┌────────

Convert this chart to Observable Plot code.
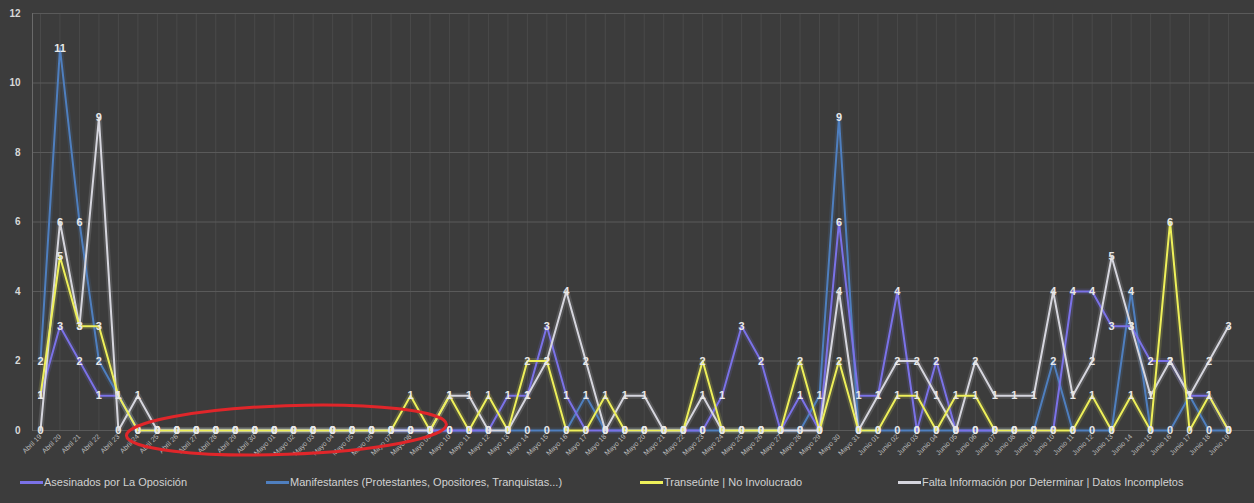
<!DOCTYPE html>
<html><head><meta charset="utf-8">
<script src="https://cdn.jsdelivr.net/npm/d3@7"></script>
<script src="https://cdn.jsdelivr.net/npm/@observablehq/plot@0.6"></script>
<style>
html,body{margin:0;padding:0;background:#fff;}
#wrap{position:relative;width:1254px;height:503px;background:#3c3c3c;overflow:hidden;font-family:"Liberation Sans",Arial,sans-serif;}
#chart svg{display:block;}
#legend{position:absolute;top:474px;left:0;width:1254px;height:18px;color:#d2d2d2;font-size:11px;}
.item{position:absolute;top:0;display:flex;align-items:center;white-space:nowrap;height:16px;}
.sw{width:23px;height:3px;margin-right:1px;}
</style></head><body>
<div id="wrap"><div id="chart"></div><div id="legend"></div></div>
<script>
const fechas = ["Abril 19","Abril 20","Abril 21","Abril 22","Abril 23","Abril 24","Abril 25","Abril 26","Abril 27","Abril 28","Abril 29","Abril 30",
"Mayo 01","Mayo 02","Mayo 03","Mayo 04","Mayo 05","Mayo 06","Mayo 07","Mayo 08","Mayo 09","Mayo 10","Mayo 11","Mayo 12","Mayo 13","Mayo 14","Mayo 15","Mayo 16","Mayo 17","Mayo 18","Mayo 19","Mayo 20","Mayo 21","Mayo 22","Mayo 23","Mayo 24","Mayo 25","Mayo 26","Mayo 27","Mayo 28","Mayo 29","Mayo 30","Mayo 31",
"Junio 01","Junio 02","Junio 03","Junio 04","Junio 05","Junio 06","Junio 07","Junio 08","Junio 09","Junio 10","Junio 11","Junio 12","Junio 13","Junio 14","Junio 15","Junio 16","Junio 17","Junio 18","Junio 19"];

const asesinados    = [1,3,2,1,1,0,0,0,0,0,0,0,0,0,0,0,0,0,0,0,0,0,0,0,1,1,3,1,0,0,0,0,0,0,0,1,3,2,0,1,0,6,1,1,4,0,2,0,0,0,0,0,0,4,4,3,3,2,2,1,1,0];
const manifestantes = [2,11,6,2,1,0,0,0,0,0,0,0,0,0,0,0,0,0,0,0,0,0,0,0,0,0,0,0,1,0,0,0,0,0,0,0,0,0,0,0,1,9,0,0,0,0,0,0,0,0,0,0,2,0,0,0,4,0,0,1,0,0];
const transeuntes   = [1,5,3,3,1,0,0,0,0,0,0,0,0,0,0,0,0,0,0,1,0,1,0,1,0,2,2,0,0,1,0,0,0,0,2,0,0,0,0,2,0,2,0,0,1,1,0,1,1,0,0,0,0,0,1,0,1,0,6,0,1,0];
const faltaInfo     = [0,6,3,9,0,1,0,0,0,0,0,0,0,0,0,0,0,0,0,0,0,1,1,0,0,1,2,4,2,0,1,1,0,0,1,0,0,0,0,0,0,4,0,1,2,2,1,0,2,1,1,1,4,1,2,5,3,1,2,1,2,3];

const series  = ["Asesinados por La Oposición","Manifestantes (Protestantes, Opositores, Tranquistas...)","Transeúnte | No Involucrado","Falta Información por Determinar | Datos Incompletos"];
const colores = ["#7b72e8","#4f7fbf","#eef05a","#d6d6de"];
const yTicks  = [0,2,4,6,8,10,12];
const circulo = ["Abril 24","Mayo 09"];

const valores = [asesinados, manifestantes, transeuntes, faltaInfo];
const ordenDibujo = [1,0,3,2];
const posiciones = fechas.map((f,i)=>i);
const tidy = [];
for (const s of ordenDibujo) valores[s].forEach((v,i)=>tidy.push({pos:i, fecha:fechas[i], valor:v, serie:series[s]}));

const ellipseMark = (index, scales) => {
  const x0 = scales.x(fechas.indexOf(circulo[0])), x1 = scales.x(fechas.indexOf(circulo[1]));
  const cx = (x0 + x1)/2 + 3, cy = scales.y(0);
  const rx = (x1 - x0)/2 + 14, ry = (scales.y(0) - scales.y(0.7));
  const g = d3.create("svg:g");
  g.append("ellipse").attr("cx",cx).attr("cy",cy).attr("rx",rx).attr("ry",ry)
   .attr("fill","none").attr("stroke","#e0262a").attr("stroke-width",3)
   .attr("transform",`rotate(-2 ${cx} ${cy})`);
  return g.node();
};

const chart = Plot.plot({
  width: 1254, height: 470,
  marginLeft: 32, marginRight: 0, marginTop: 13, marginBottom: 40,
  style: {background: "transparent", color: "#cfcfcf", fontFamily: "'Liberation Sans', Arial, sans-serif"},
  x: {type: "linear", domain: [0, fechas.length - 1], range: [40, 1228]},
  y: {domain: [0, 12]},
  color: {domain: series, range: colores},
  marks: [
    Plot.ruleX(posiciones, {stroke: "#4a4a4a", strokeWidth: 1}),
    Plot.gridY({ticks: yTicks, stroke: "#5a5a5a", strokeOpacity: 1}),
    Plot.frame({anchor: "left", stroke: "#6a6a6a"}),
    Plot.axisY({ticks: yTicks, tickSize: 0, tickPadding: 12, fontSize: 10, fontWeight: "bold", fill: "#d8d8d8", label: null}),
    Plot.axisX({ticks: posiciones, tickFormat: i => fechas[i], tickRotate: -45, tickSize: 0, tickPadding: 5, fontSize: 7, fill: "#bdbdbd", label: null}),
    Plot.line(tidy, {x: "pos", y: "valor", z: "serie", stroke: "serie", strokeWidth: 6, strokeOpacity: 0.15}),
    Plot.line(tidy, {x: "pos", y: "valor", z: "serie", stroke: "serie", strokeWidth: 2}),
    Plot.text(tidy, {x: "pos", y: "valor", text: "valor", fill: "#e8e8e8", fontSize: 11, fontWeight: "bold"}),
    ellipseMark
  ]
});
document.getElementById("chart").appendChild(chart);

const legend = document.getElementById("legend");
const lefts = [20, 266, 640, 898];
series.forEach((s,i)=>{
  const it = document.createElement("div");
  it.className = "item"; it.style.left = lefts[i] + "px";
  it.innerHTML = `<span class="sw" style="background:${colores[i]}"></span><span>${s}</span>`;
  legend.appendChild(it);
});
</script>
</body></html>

└────────

• What to do:
Omitting all images, print the listing exactly.

• Correct result:
Convert this chart to Observable Plot code.
<!DOCTYPE html>
<html><head><meta charset="utf-8">
<script src="https://cdn.jsdelivr.net/npm/d3@7"></script>
<script src="https://cdn.jsdelivr.net/npm/@observablehq/plot@0.6"></script>
<style>
html,body{margin:0;padding:0;background:#fff;}
#wrap{position:relative;width:1254px;height:503px;background:#3c3c3c;overflow:hidden;font-family:"Liberation Sans",Arial,sans-serif;}
#chart svg{display:block;}
#legend{position:absolute;top:474px;left:0;width:1254px;height:18px;color:#d2d2d2;font-size:11px;}
.item{position:absolute;top:0;display:flex;align-items:center;white-space:nowrap;height:16px;}
.sw{width:23px;height:3px;margin-right:1px;}
</style></head><body>
<div id="wrap"><div id="chart"></div><div id="legend"></div></div>
<script>
const fechas = ["Abril 19","Abril 20","Abril 21","Abril 22","Abril 23","Abril 24","Abril 25","Abril 26","Abril 27","Abril 28","Abril 29","Abril 30",
"Mayo 01","Mayo 02","Mayo 03","Mayo 04","Mayo 05","Mayo 06","Mayo 07","Mayo 08","Mayo 09","Mayo 10","Mayo 11","Mayo 12","Mayo 13","Mayo 14","Mayo 15","Mayo 16","Mayo 17","Mayo 18","Mayo 19","Mayo 20","Mayo 21","Mayo 22","Mayo 23","Mayo 24","Mayo 25","Mayo 26","Mayo 27","Mayo 28","Mayo 29","Mayo 30","Mayo 31",
"Junio 01","Junio 02","Junio 03","Junio 04","Junio 05","Junio 06","Junio 07","Junio 08","Junio 09","Junio 10","Junio 11","Junio 12","Junio 13","Junio 14","Junio 15","Junio 16","Junio 17","Junio 18","Junio 19"];

const asesinados    = [1,3,2,1,1,0,0,0,0,0,0,0,0,0,0,0,0,0,0,0,0,0,0,0,1,1,3,1,0,0,0,0,0,0,0,1,3,2,0,1,0,6,1,1,4,0,2,0,0,0,0,0,0,4,4,3,3,2,2,1,1,0];
const manifestantes = [2,11,6,2,1,0,0,0,0,0,0,0,0,0,0,0,0,0,0,0,0,0,0,0,0,0,0,0,1,0,0,0,0,0,0,0,0,0,0,0,1,9,0,0,0,0,0,0,0,0,0,0,2,0,0,0,4,0,0,1,0,0];
const transeuntes   = [1,5,3,3,1,0,0,0,0,0,0,0,0,0,0,0,0,0,0,1,0,1,0,1,0,2,2,0,0,1,0,0,0,0,2,0,0,0,0,2,0,2,0,0,1,1,0,1,1,0,0,0,0,0,1,0,1,0,6,0,1,0];
const faltaInfo     = [0,6,3,9,0,1,0,0,0,0,0,0,0,0,0,0,0,0,0,0,0,1,1,0,0,1,2,4,2,0,1,1,0,0,1,0,0,0,0,0,0,4,0,1,2,2,1,0,2,1,1,1,4,1,2,5,3,1,2,1,2,3];

const series  = ["Asesinados por La Oposición","Manifestantes (Protestantes, Opositores, Tranquistas...)","Transeúnte | No Involucrado","Falta Información por Determinar | Datos Incompletos"];
const colores = ["#7b72e8","#4f7fbf","#eef05a","#d6d6de"];
const yTicks  = [0,2,4,6,8,10,12];
const circulo = ["Abril 24","Mayo 09"];

const valores = [asesinados, manifestantes, transeuntes, faltaInfo];
const ordenDibujo = [1,0,3,2];
const posiciones = fechas.map((f,i)=>i);
const tidy = [];
for (const s of ordenDibujo) valores[s].forEach((v,i)=>tidy.push({pos:i, fecha:fechas[i], valor:v, serie:series[s]}));

const ellipseMark = (index, scales) => {
  const x0 = scales.x(fechas.indexOf(circulo[0])), x1 = scales.x(fechas.indexOf(circulo[1]));
  const cx = (x0 + x1)/2 + 3, cy = scales.y(0);
  const rx = (x1 - x0)/2 + 14, ry = (scales.y(0) - scales.y(0.7));
  const g = d3.create("svg:g");
  g.append("ellipse").attr("cx",cx).attr("cy",cy).attr("rx",rx).attr("ry",ry)
   .attr("fill","none").attr("stroke","#e0262a").attr("stroke-width",3)
   .attr("transform",`rotate(-2 ${cx} ${cy})`);
  return g.node();
};

const chart = Plot.plot({
  width: 1254, height: 470,
  marginLeft: 32, marginRight: 0, marginTop: 13, marginBottom: 40,
  style: {background: "transparent", color: "#cfcfcf", fontFamily: "'Liberation Sans', Arial, sans-serif"},
  x: {type: "linear", domain: [0, fechas.length - 1], range: [40, 1228]},
  y: {domain: [0, 12]},
  color: {domain: series, range: colores},
  marks: [
    Plot.ruleX(posiciones, {stroke: "#4a4a4a", strokeWidth: 1}),
    Plot.gridY({ticks: yTicks, stroke: "#5a5a5a", strokeOpacity: 1}),
    Plot.frame({anchor: "left", stroke: "#6a6a6a"}),
    Plot.axisY({ticks: yTicks, tickSize: 0, tickPadding: 12, fontSize: 10, fontWeight: "bold", fill: "#d8d8d8", label: null}),
    Plot.axisX({ticks: posiciones, tickFormat: i => fechas[i], tickRotate: -45, tickSize: 0, tickPadding: 5, fontSize: 7, fill: "#bdbdbd", label: null}),
    Plot.line(tidy, {x: "pos", y: "valor", z: "serie", stroke: "serie", strokeWidth: 6, strokeOpacity: 0.15}),
    Plot.line(tidy, {x: "pos", y: "valor", z: "serie", stroke: "serie", strokeWidth: 2}),
    Plot.text(tidy, {x: "pos", y: "valor", text: "valor", fill: "#e8e8e8", fontSize: 11, fontWeight: "bold"}),
    ellipseMark
  ]
});
document.getElementById("chart").appendChild(chart);

const legend = document.getElementById("legend");
const lefts = [20, 266, 640, 898];
series.forEach((s,i)=>{
  const it = document.createElement("div");
  it.className = "item"; it.style.left = lefts[i] + "px";
  it.innerHTML = `<span class="sw" style="background:${colores[i]}"></span><span>${s}</span>`;
  legend.appendChild(it);
});
</script>
</body></html>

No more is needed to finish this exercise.